- WHAT IS ASKED -
Say how many lines include the word "that". Reply with nothing but the number.
+ + + + + + +
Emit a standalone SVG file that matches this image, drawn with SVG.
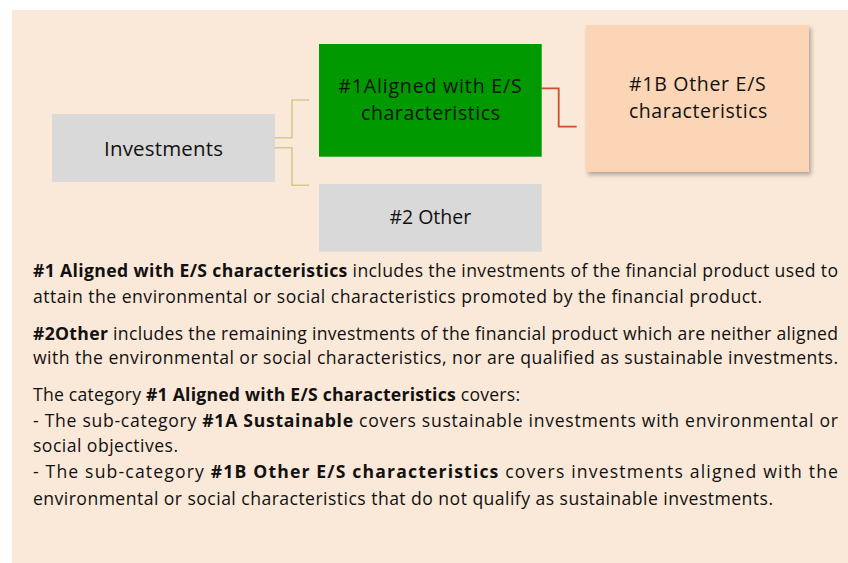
<svg xmlns="http://www.w3.org/2000/svg" width="848" height="563" viewBox="0 0 848 563">
<defs>
<filter id="sh" x="-10%" y="-10%" width="130%" height="130%">
<feDropShadow dx="2" dy="3" stdDeviation="2" flood-color="#000" flood-opacity="0.3"/>
</filter>
<style>
.t{font-family:"Open Sans","Liberation Sans",sans-serif;fill:#111}
.n{font-size:19.5px}
.b{font-size:17.6px}
.k{font-weight:bold}
.c1{fill:none;stroke:#D5C98E;stroke-width:1.6}
.c2{fill:none;stroke:#C9502E;stroke-width:1.8}
</style>
</defs>
<rect x="12" y="10" width="836" height="553" fill="#FAE8D8"/>
<g id="connectors">
<polyline class="c1" points="275,137.7 292,137.7 292,100 309,100"/>
<polyline class="c1" points="275,147.7 292,147.7 292,185.3 309,185.3"/>
<polyline class="c2" points="541.7,88.3 558.7,88.3 558.7,126.7 576.7,126.7"/>
</g>
<g id="investments">
<rect x="52" y="114" width="223" height="68" fill="#D9D9D9"/>
<text class="t" x="104" y="155.7" font-size="20.5" textLength="119">Investments</text>
</g>
<g id="aligned">
<rect x="319" y="44" width="222.7" height="112.7" fill="#009900"/>
<text class="t n" x="338.3" y="93.3" textLength="183.4">#1Aligned with E/S</text>
<text class="t n" x="361" y="120" textLength="139">characteristics</text>
</g>
<g id="other">
<rect x="319" y="184" width="222.7" height="67.7" fill="#D9D9D9"/>
<text class="t n" x="430.3" y="224" text-anchor="middle">#2 Other</text>
</g>
<g id="other-es">
<rect x="586" y="25" width="223" height="146.7" fill="#FBD5B5" filter="url(#sh)"/>
<text class="t n" x="629" y="91" textLength="136.7">#1B Other E/S</text>
<text class="t n" x="629" y="117.5" textLength="138.3">characteristics</text>
</g>
<g id="legend">
<text class="t b" x="33" y="276.7" textLength="805"><tspan class="k">#1 Aligned with E/S characteristics</tspan> includes the investments of the financial product used to</text>
<text class="t b" x="33" y="303.3" textLength="729">attain the environmental or social characteristics promoted by the financial product.</text>
<text class="t b" x="33" y="340" textLength="805"><tspan class="k">#2Other</tspan> includes the remaining investments of the financial product which are neither aligned</text>
<text class="t b" x="33" y="364.3" textLength="805">with the environmental or social characteristics, nor are qualified as sustainable investments.</text>
<text class="t b" x="33" y="400.7" textLength="487">The category <tspan class="k">#1 Aligned with E/S characteristics</tspan> covers:</text>
<text class="t b" x="33" y="426.7" textLength="805">- The sub-category <tspan class="k">#1A Sustainable</tspan> covers sustainable investments with environmental or</text>
<text class="t b" x="33" y="451.7" textLength="145">social objectives.</text>
<text class="t b" x="33" y="478.3" textLength="805">- The sub-category <tspan class="k">#1B Other E/S characteristics</tspan> covers investments aligned with the</text>
<text class="t b" x="33" y="505" textLength="740">environmental or social characteristics that do not qualify as sustainable investments.</text>
</g>
</svg>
+ + + + + + +
- ANSWER TO THIS PROBLEM -
2